According to Harris, Reggi had developed a dislike for travel, despite having raced in Illinois, Arkansas and Ohio. He panicked when he got on the trailer, and he cut his face.

“He had severe injuries to his eyelids which needed to be stitched up, and lots of hair needed to grow back,” Harris said. “The vet said we were very lucky because any closer to the eyes and he would have lost both eyes. His eyes were swollen shut for a few days after the stitches, but Reggi has since then made a full recovery.”

And he has since been transformed.

“For about two months, my time with Reggi consisted of healing his wounds, picking up his feet and teaching him he didn’t have to kick me because I wasn’t going to hurt him,” Harris said. “He was very antsy, so I spent hours upon hours with him in the cross ties showing him that it meant he needed to stand still. If I walk with his lead rope, then he can walk; otherwise, he needed to stand still. I went right down to the basics. Things that every racehorse knows Reggi didn’t seem to remember. He wouldn’t let me bathe him without kicking or running in a circle.

“About two weeks into his training he quickly started to realize that manners go a long way, and that I would be firm enough to not let him get away with anything but never would I strike out or abuse him. We needed to form a mutual respect and bond. Slowly, he started letting me lift his back feet with no problem. Now, he falls asleep in the cross tie. His scratches are all healed, and he is shiny and smooth. After I had his ground work where I wanted it, and he was an appropriate weight to be ridden, I then moved into the saddle. Luckily, because of how much time we spent on manners and ground work, Reggi is a superstar in the saddle.”

   Because of how quickly he has progressed, Reggi has made Harris eager for the coming year.

“I’ve never actually ridden full gallop but it’s in my plans for Reggi and I to let loose on a long strip one day soon,” Harris said. “I would love to show him for 2017, because in 2016 he just wasn’t ready. He has the most amazing movement. You’ll definitely be seeing him in some dressage rings and the jumpers. He’s very versatile and the smartest horse I’ve ever met. He will probably go anywhere I ask him to go.”

His current physical and mental states are the most rewarding parts of their relationship, according to Harris.
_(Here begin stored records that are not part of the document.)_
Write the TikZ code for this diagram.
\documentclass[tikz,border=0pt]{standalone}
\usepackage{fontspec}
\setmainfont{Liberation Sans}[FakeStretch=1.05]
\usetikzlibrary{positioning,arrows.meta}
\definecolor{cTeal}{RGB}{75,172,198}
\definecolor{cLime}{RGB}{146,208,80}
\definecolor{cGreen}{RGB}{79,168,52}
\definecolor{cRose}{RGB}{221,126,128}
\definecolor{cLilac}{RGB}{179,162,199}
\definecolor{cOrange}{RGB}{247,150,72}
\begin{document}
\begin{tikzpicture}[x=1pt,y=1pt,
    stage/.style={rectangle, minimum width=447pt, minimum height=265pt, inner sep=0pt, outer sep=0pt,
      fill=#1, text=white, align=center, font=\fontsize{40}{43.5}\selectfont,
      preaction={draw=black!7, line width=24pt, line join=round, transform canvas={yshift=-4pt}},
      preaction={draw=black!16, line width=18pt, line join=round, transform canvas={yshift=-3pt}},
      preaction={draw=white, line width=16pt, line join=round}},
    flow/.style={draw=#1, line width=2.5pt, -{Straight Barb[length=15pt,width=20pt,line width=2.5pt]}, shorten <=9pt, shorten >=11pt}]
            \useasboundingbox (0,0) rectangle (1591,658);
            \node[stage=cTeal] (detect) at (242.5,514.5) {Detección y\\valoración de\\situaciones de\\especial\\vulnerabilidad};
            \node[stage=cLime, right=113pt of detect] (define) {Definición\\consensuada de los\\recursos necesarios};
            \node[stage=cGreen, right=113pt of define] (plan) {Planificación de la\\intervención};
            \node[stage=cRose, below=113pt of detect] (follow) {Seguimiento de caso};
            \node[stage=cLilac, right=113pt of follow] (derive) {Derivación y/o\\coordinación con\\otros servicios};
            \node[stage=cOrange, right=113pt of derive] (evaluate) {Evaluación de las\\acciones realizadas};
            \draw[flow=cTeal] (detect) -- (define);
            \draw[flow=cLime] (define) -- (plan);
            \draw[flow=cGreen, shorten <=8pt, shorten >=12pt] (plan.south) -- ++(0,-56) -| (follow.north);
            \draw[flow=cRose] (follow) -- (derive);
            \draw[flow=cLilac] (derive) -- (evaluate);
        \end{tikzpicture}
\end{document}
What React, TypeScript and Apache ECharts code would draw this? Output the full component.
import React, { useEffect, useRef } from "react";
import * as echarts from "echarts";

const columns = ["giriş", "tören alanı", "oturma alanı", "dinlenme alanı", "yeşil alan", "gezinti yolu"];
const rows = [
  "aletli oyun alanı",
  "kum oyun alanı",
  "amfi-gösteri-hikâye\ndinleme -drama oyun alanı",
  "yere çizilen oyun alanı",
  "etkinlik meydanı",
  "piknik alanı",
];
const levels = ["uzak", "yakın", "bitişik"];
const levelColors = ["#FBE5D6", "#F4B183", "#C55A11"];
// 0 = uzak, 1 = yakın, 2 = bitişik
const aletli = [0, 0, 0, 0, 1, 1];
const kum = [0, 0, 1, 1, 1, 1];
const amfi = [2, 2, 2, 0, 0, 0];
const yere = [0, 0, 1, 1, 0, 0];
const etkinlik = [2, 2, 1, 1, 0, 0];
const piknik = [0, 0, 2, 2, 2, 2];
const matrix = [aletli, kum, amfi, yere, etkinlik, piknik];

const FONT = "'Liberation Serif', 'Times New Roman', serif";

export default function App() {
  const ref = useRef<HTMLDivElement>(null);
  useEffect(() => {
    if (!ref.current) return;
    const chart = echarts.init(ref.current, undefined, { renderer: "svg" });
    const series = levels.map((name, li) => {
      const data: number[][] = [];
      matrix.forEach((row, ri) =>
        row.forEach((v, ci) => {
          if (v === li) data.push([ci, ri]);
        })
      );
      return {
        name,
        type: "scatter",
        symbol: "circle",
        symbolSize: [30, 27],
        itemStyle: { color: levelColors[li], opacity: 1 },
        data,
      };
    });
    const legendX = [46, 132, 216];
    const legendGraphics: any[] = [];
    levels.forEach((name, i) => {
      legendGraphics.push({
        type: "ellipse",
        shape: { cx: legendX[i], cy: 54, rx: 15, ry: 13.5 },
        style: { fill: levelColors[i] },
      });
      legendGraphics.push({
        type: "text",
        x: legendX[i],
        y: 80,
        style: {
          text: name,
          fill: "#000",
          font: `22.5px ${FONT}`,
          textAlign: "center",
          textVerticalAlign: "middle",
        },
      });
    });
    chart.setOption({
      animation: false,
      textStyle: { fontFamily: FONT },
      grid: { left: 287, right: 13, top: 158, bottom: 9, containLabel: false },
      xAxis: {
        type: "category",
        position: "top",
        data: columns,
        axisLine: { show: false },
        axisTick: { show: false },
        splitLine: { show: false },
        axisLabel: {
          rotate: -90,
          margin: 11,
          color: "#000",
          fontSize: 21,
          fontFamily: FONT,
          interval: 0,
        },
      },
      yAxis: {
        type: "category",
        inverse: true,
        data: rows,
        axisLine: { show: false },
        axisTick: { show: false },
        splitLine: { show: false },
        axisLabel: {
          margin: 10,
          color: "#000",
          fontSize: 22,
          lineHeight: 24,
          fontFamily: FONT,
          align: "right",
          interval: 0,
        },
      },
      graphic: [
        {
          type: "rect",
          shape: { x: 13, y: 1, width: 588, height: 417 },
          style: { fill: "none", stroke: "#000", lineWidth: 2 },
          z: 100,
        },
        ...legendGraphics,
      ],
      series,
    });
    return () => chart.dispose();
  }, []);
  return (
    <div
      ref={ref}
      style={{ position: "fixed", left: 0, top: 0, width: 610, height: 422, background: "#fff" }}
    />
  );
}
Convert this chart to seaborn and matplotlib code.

“Reggi pretends to like carrots but I don’t think he really does,” she said. “He wants to chew them but usually just spits it all chewed up back into my hand – and then asks for another one. He loves his apples, of course, but I’d say his favorite are peppermints. He loves to sleep on me and be hugged. I’ve always tried to hug my other horses and they would be confused as to what I was doing and step back. Reggi will shove his nose right into the crevice of my neck as if to say, `Hug me harder!’ and he demands that  I kiss his nose. He loves to go for trail rides. He gets excited, but in the best possible way. I’d say his favorite thing is laying in anything that will make him dirty. I think he actually wants to be a bay.

“Getting him was the best decision I ever made. You wouldn’t even be able to tell he’s the same horse. Now, I do in fact have the horse everyone is jealous of.”